Exercise prompt ->
Repeat every record exactly, but keep images out of the copy.

--- --- ---

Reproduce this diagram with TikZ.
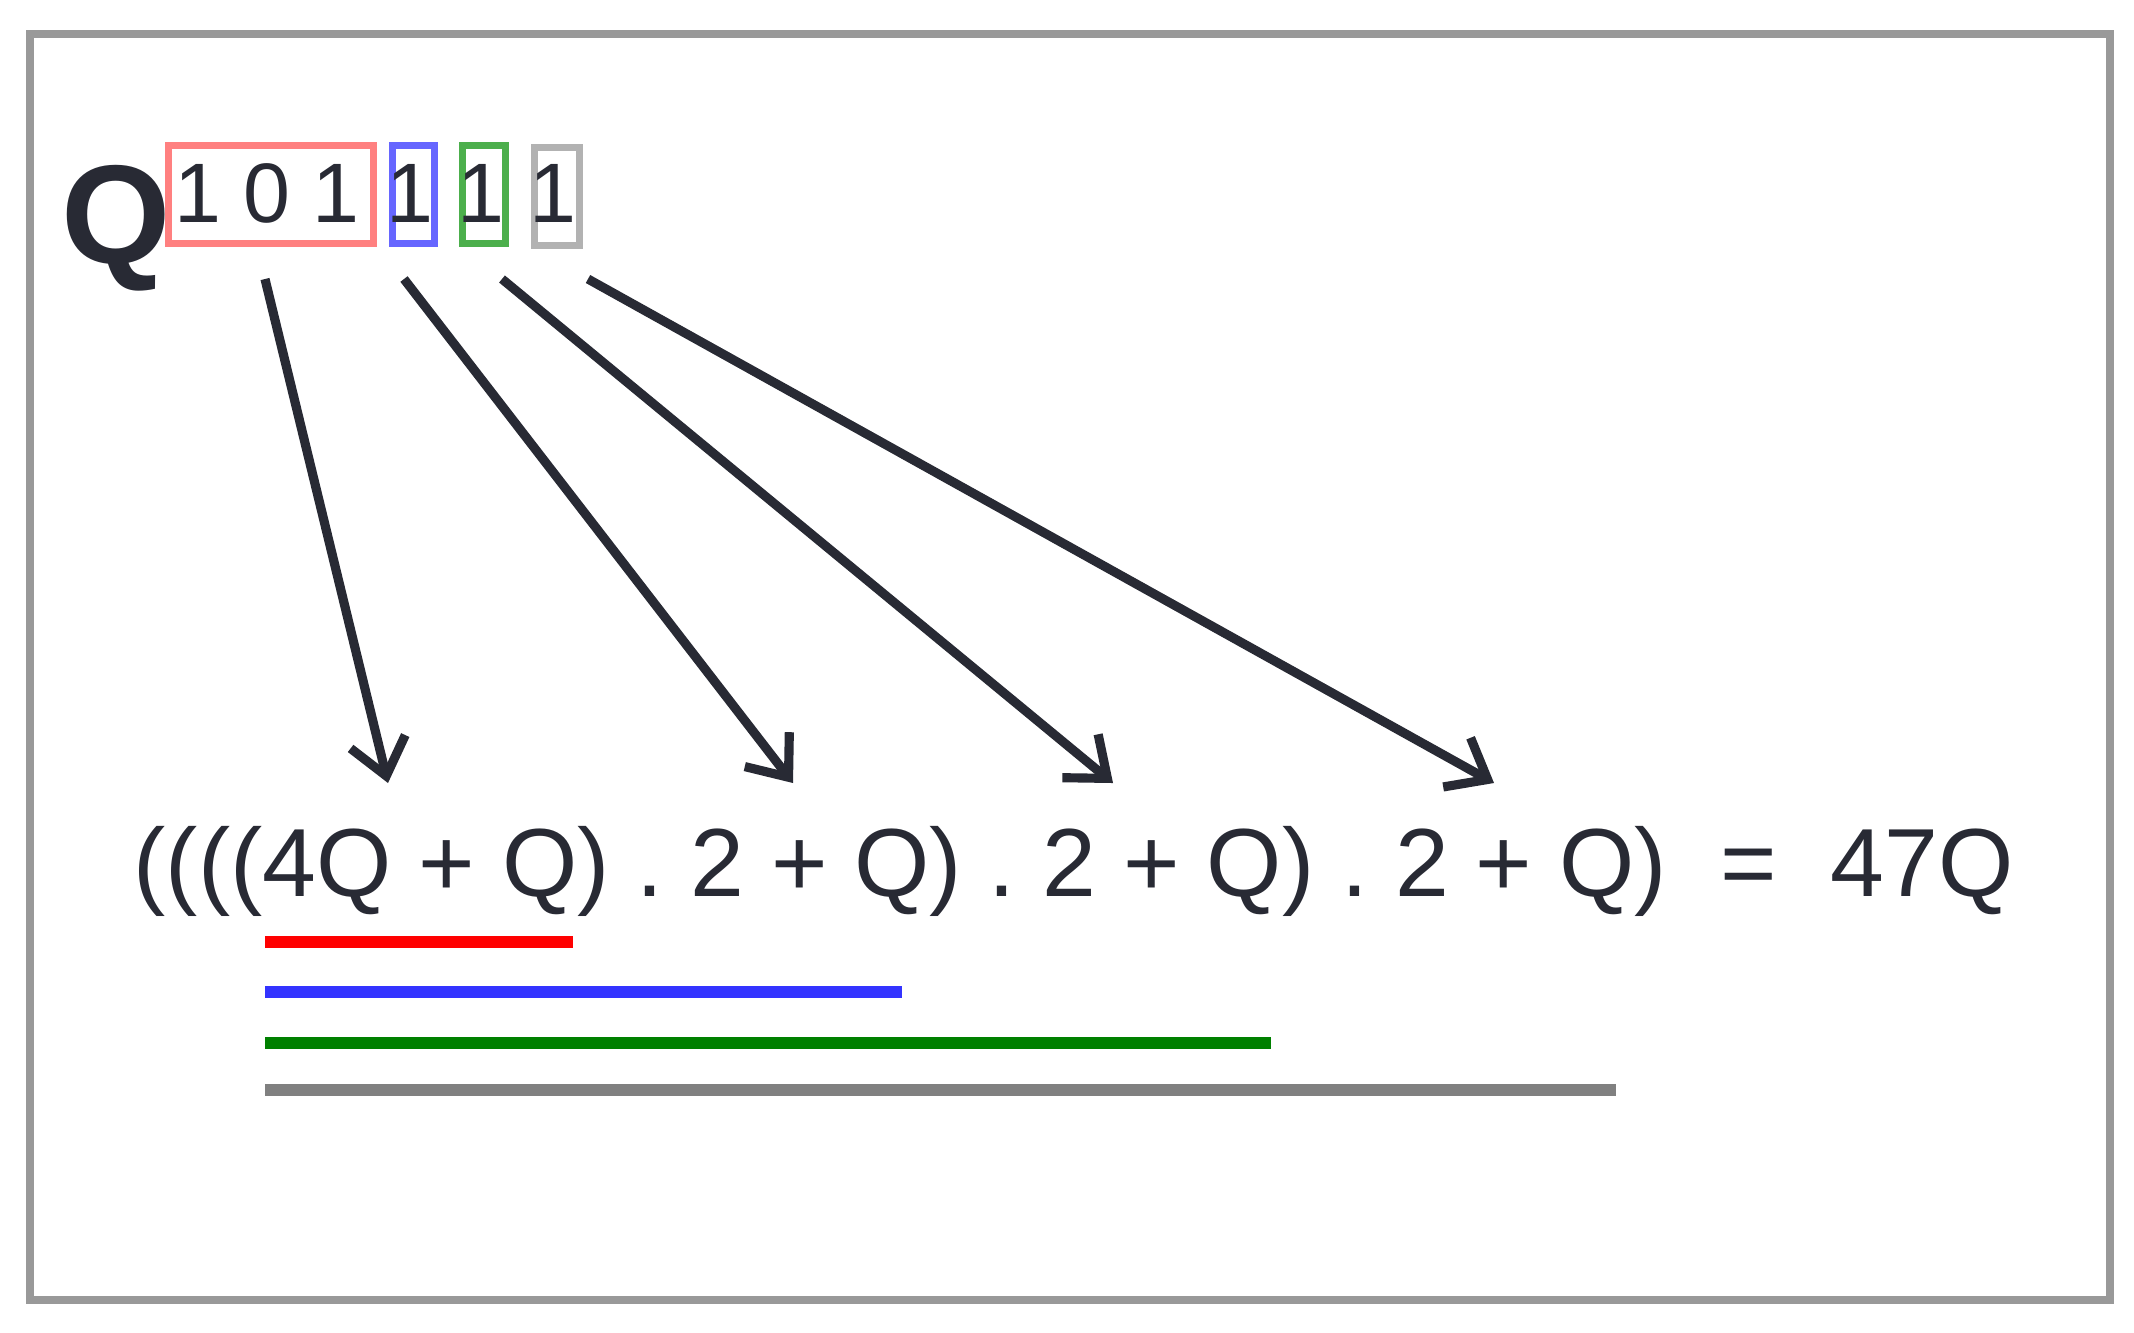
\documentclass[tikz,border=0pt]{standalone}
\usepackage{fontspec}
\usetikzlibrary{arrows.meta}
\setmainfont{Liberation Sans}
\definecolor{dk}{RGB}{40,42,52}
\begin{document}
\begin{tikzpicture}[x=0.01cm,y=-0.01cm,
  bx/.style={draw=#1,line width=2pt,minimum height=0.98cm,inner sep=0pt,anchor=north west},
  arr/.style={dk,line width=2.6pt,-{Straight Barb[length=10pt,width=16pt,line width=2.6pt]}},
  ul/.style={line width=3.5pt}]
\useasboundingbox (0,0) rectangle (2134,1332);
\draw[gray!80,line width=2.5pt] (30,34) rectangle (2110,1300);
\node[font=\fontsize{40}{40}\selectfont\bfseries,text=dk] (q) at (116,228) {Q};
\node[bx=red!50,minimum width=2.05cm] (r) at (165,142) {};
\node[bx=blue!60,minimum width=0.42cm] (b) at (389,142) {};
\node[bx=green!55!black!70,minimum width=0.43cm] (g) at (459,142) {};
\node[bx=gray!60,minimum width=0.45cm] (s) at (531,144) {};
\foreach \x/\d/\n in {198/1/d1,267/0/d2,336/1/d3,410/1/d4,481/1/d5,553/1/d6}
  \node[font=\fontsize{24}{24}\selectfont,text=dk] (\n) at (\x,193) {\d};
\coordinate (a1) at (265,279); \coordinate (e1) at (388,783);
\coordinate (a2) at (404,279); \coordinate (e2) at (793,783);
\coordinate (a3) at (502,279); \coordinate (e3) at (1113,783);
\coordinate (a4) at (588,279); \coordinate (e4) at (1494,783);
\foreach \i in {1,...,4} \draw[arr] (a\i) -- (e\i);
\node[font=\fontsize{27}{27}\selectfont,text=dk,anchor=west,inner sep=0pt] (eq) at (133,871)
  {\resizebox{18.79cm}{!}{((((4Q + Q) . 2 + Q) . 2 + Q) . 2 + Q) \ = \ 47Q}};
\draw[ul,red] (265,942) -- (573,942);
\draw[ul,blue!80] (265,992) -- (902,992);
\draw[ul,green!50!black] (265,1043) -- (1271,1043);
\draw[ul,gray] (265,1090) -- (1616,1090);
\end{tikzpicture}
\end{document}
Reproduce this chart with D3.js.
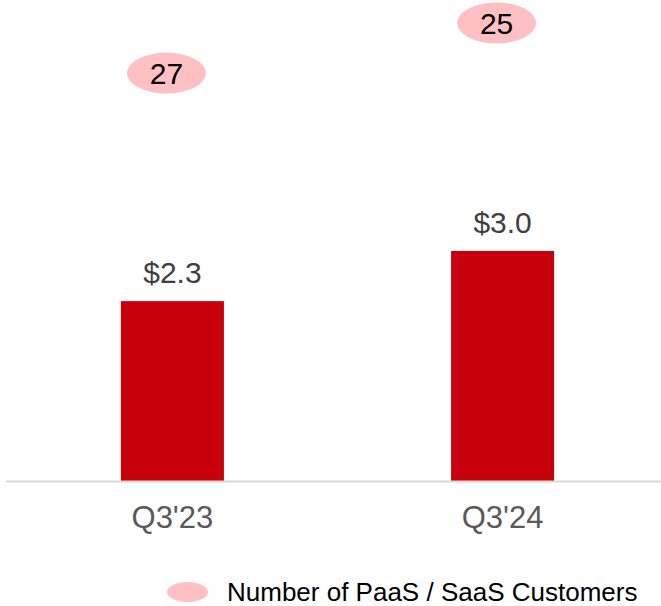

--- --- ---

Response ->
Reproduce this diagram with TikZ.
\documentclass[tikz,border=0pt]{standalone}
\usepackage{fontspec}
\usetikzlibrary{arrows.meta}
\setmainfont{Liberation Sans}
\definecolor{dk}{RGB}{40,42,52}
\begin{document}
\begin{tikzpicture}[x=0.01cm,y=-0.01cm,
  bx/.style={draw=#1,line width=2pt,minimum height=0.98cm,inner sep=0pt,anchor=north west},
  arr/.style={dk,line width=2.6pt,-{Straight Barb[length=10pt,width=16pt,line width=2.6pt]}},
  ul/.style={line width=3.5pt}]
\useasboundingbox (0,0) rectangle (2134,1332);
\draw[gray!80,line width=2.5pt] (30,34) rectangle (2110,1300);
\node[font=\fontsize{40}{40}\selectfont\bfseries,text=dk] (q) at (116,228) {Q};
\node[bx=red!50,minimum width=2.05cm] (r) at (165,142) {};
\node[bx=blue!60,minimum width=0.42cm] (b) at (389,142) {};
\node[bx=green!55!black!70,minimum width=0.43cm] (g) at (459,142) {};
\node[bx=gray!60,minimum width=0.45cm] (s) at (531,144) {};
\foreach \x/\d/\n in {198/1/d1,267/0/d2,336/1/d3,410/1/d4,481/1/d5,553/1/d6}
  \node[font=\fontsize{24}{24}\selectfont,text=dk] (\n) at (\x,193) {\d};
\coordinate (a1) at (265,279); \coordinate (e1) at (388,783);
\coordinate (a2) at (404,279); \coordinate (e2) at (793,783);
\coordinate (a3) at (502,279); \coordinate (e3) at (1113,783);
\coordinate (a4) at (588,279); \coordinate (e4) at (1494,783);
\foreach \i in {1,...,4} \draw[arr] (a\i) -- (e\i);
\node[font=\fontsize{27}{27}\selectfont,text=dk,anchor=west,inner sep=0pt] (eq) at (133,871)
  {\resizebox{18.79cm}{!}{((((4Q + Q) . 2 + Q) . 2 + Q) . 2 + Q) \ = \ 47Q}};
\draw[ul,red] (265,942) -- (573,942);
\draw[ul,blue!80] (265,992) -- (902,992);
\draw[ul,green!50!black] (265,1043) -- (1271,1043);
\draw[ul,gray] (265,1090) -- (1616,1090);
\end{tikzpicture}
\end{document}
Reproduce this chart with D3.js.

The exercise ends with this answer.